Auroville's monthly news magazine since 1988

EVER SLOW GREEN – a film about Auroville’s unique re-afforestation work

 

Nothing happens fast in a forest. The forest is a being with its own rhythms, and those rhythms are slow. The people who work in forests – not the commercial, rip-out loggers but the real foresters – are permeated by these rhythms which are longer and larger than those of a fleeting mind. Foresters tend to speak little, and when they do it is brief and to the point. They grow but seem to grow inward, toward their core, so that when you meet them you feel you are returning to something like bedrock. 

All this and more is beautifully captured in Aurovilian Christoph Pohl’s film, Ever Slow Green, which was recently screened at the 6th edition of the Auroville Film Festival and which won the ‘Wisdom Award’ in the category of ‘Films made by Aurovilians, bioregion residents or guests of Auroville’. 

The film presents itself as the story of re-afforestation in Auroville. We learn about the beginnings, the mistakes, the learnings and present threats to the work. Most of this has been done before in video and pamphlets. What makes this film different is the way the topic is presented, because this is not so much a film about forests as a film that seeks to evoke the forest experience. 

This is done primarily through slow motion which allows the deeper rhythms of the forest to sink in. As a forest is a whole yet made up of innumerable details and small stories, so the gaze shifts languidly from the vast canopy surrounding the Matrimandir to the detail of a spider’s web or a vine snake catching a bird.  

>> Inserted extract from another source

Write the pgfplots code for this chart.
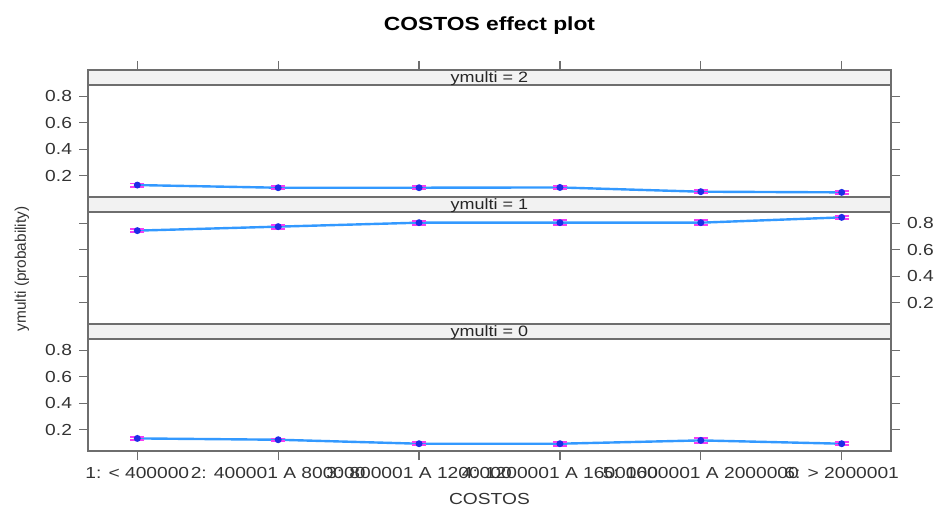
\documentclass[border=0pt]{standalone}
\usepackage{fontspec}
\setmainfont{Liberation Sans}[FakeStretch=1.2]
\newfontfamily\plainsans{Liberation Sans}
\usepackage{pgfplots}
\pgfplotsset{compat=1.18}
\definecolor{fitblue}{HTML}{3399FF}
\definecolor{ptblue}{HTML}{1E2DE6}
\definecolor{barpink}{HTML}{F53CF5}
\definecolor{stripgray}{HTML}{F2F2F2}
\definecolor{framegray}{HTML}{6E6E6E}

\pgfplotsset{
  panel/.style={
    scale only axis, width=401.5pt, height=63.5pt,
    xmin=0.65, xmax=6.35, ymin=0.04, ymax=0.999,
    xtick={1,...,6}, ytick={0.2,0.4,0.6,0.8},
    tick align=outside, major tick length=4.5pt,
    axis line style={framegray, line width=0.7pt},
    every tick/.style={framegray, line width=0.6pt},
    tick label style={font=\fontsize{8}{9}\selectfont, text=black!80},
    /pgf/number format/assume math mode=true,
    ytick pos=both, clip=false,
  },
  effect/.style={
    fitblue, line width=1.2pt, mark=*, mark size=1.1pt,
    mark options={ptblue, fill=ptblue},
    error bars/.cd, y dir=both, y explicit,
    error bar style={barpink, line width=0.8pt},
    error mark options={rotate=90, barpink, mark size=3.5pt, line width=0.9pt},
  },
}
\newcommand{\strip}[1]{%
  \draw[framegray, line width=0.7pt, fill=stripgray] (axis cs:0.65,0.885) rectangle (axis cs:6.35,0.999);
  \node[font=\fontsize{7.5}{9}\selectfont, text=black!85, inner sep=0pt] at (axis cs:3.5,0.937) {#1};
}

\begin{document}
\begin{tikzpicture}
\useasboundingbox (-44pt,-28.5pt) rectangle (424pt,225.5pt);

% ymulti = 2
\begin{axis}[panel, at={(0,127pt)}, xtick pos=top, xticklabels={}, yticklabel pos=left]
\addplot[effect] coordinates {
  (1,0.130) +- (0,0.012)
  (2,0.110) +- (0,0.010)
  (3,0.110) +- (0,0.010)
  (4,0.112) +- (0,0.012)
  (5,0.080) +- (0,0.010)
  (6,0.075) +- (0,0.010)
};
\strip{ymulti = 2}
\node[font=\bfseries\fontsize{9.5}{11}\selectfont] at (rel axis cs:0.5,1) [yshift=22pt] {COSTOS effect plot};
\end{axis}

% ymulti = 1
\begin{axis}[panel, at={(0,63.5pt)}, xtick=\empty, yticklabel pos=right]
\addplot[effect] coordinates {
  (1,0.745) +- (0,0.012)
  (2,0.775) +- (0,0.015)
  (3,0.805) +- (0,0.015)
  (4,0.805) +- (0,0.020)
  (5,0.805) +- (0,0.020)
  (6,0.845) +- (0,0.012)
};
\strip{ymulti = 1}
\end{axis}

% ymulti = 0
\begin{axis}[panel, at={(0,0)}, xtick pos=bottom, yticklabel pos=left,
  xticklabels={{1: < 400000},{2: 400001 A 800000},{3: 800001 A 1200000},{4: 1200001 A 1600000},{5: 1600001 A 2000000},{6: > 2000001}}]
\addplot[effect] coordinates {
  (1,0.135) +- (0,0.012)
  (2,0.125) +- (0,0.010)
  (3,0.095) +- (0,0.012)
  (4,0.095) +- (0,0.015)
  (5,0.120) +- (0,0.020)
  (6,0.095) +- (0,0.010)
};
\strip{ymulti = 0}
\node[font=\fontsize{8}{9}\selectfont, text=black!80] at (rel axis cs:0.5,0) [yshift=-24pt] {COSTOS};
\end{axis}

\node[font=\plainsans\fontsize{7.7}{9}\selectfont, text=black!80, rotate=90] at (-33pt,91pt) {ymulti (probability)};
\end{tikzpicture}
\end{document}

In this film, people are subordinate to the forest. Nobody speaks directly to the camera, nothing is allowed to disturb the focus upon trees, shrubs, lianas, insects.  Yet there is clearly another story here, and that is about the people who care for it.  It’s about what they do, and why they do it. Above all, perhaps, although this is only hinted at, it is about what they have become or, rather, what the forest has made of them.   

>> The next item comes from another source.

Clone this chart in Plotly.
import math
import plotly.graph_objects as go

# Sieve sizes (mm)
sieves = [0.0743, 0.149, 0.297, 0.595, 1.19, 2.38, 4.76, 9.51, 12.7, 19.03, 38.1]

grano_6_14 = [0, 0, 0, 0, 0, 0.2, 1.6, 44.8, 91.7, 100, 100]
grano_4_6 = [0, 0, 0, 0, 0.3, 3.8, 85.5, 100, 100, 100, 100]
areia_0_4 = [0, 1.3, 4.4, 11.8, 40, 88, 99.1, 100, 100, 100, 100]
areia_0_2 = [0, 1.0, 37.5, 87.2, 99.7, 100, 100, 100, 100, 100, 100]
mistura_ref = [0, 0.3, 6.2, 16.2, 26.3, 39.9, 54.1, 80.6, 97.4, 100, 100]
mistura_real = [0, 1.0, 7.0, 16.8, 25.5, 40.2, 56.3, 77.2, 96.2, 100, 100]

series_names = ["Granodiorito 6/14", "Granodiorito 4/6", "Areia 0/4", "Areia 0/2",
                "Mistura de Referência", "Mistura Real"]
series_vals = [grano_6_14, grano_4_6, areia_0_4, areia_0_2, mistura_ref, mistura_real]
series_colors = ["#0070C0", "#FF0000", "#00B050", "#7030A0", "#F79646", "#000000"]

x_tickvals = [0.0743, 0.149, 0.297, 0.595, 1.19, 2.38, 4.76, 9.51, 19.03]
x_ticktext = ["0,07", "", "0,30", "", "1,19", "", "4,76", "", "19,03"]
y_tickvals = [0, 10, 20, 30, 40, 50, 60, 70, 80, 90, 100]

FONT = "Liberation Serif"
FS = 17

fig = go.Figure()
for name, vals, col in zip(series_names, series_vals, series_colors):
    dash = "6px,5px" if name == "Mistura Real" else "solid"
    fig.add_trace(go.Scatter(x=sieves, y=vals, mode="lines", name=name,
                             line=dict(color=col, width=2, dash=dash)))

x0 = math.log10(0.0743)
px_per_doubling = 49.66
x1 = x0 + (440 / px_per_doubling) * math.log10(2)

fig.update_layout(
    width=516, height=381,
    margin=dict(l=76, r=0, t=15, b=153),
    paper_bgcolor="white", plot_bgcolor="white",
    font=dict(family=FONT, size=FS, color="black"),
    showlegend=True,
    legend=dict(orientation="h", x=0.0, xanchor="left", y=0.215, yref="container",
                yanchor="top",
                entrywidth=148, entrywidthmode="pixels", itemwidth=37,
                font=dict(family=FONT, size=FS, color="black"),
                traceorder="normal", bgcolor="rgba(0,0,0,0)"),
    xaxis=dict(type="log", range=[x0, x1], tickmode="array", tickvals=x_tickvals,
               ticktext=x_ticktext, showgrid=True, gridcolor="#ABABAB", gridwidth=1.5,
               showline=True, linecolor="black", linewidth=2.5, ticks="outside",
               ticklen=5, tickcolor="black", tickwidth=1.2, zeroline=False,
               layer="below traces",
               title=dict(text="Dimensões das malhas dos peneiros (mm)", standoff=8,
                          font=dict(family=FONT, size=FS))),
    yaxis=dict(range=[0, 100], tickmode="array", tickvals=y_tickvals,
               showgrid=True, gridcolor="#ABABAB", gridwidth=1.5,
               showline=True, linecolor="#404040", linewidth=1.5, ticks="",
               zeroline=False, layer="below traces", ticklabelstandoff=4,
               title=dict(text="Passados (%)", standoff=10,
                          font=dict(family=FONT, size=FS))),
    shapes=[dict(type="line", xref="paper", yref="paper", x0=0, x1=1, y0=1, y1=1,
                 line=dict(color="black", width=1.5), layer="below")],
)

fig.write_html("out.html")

For here we touch upon an interesting example of symbiosis. Forests, particularly in the arid conditions of the tropics, don’t spontaneously create or recreate themselves.  Particularly in the early stages, they need a helping hand from humans. But once a forest begins to take off, to acquire its own being and presence, it begins to shape those who live there and care for it. 

Take, for example, the Auroville Forest group as presented in this film. Here is a group which has no hierarchy, is very diverse and which has no laid-down afforestation policy (“every individual stewards the land in the way they see best”), yet everybody contributes in their own way to the re-creation of a Tropical Dry Evergreen Forest. This process, which one forester described in this film as  being “as close as you can get to divine anarchy in Auroville”, is not dissimilar to the decentralized way in which everything in a forest – trees, shrubs, fauna, fungi, microbes – contributes to the maintenance and flourishing of the whole. 

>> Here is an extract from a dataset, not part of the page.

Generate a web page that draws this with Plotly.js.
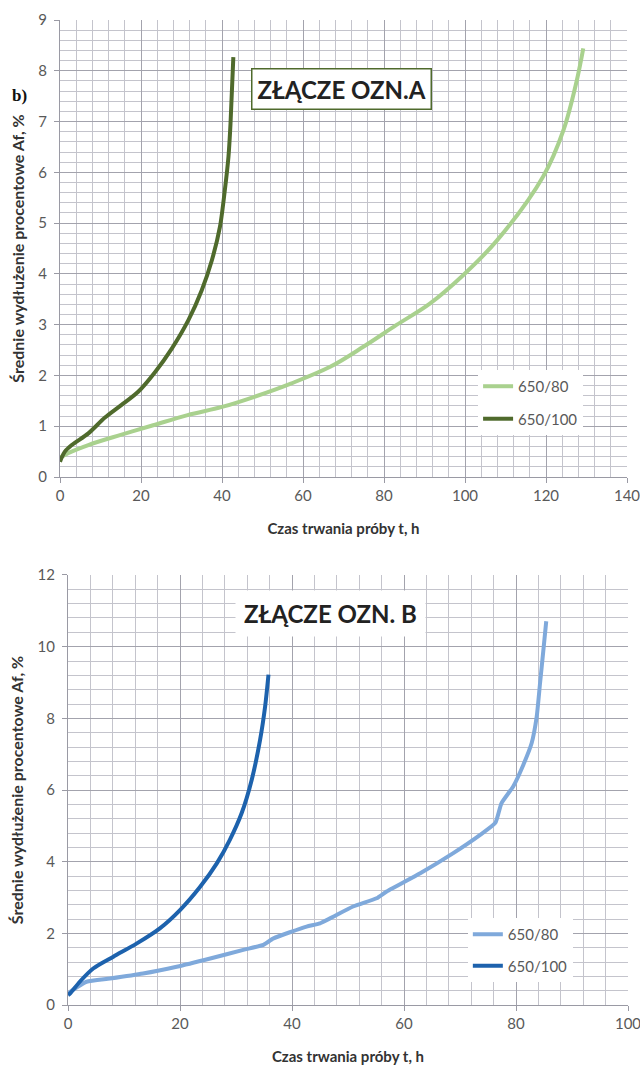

In other words, we are presented with a world where there is no separation; where humanity and wilderness nourish, influence, intertwine with each other rather than being in conflict. Where foresters mirror the silence and deep-rootedness of the forest, even taking on, as they age, the gnarled look of the great trees they care about so passionately.

This is a fine, sensitive film. It is hoped it will be made available for general viewing soon.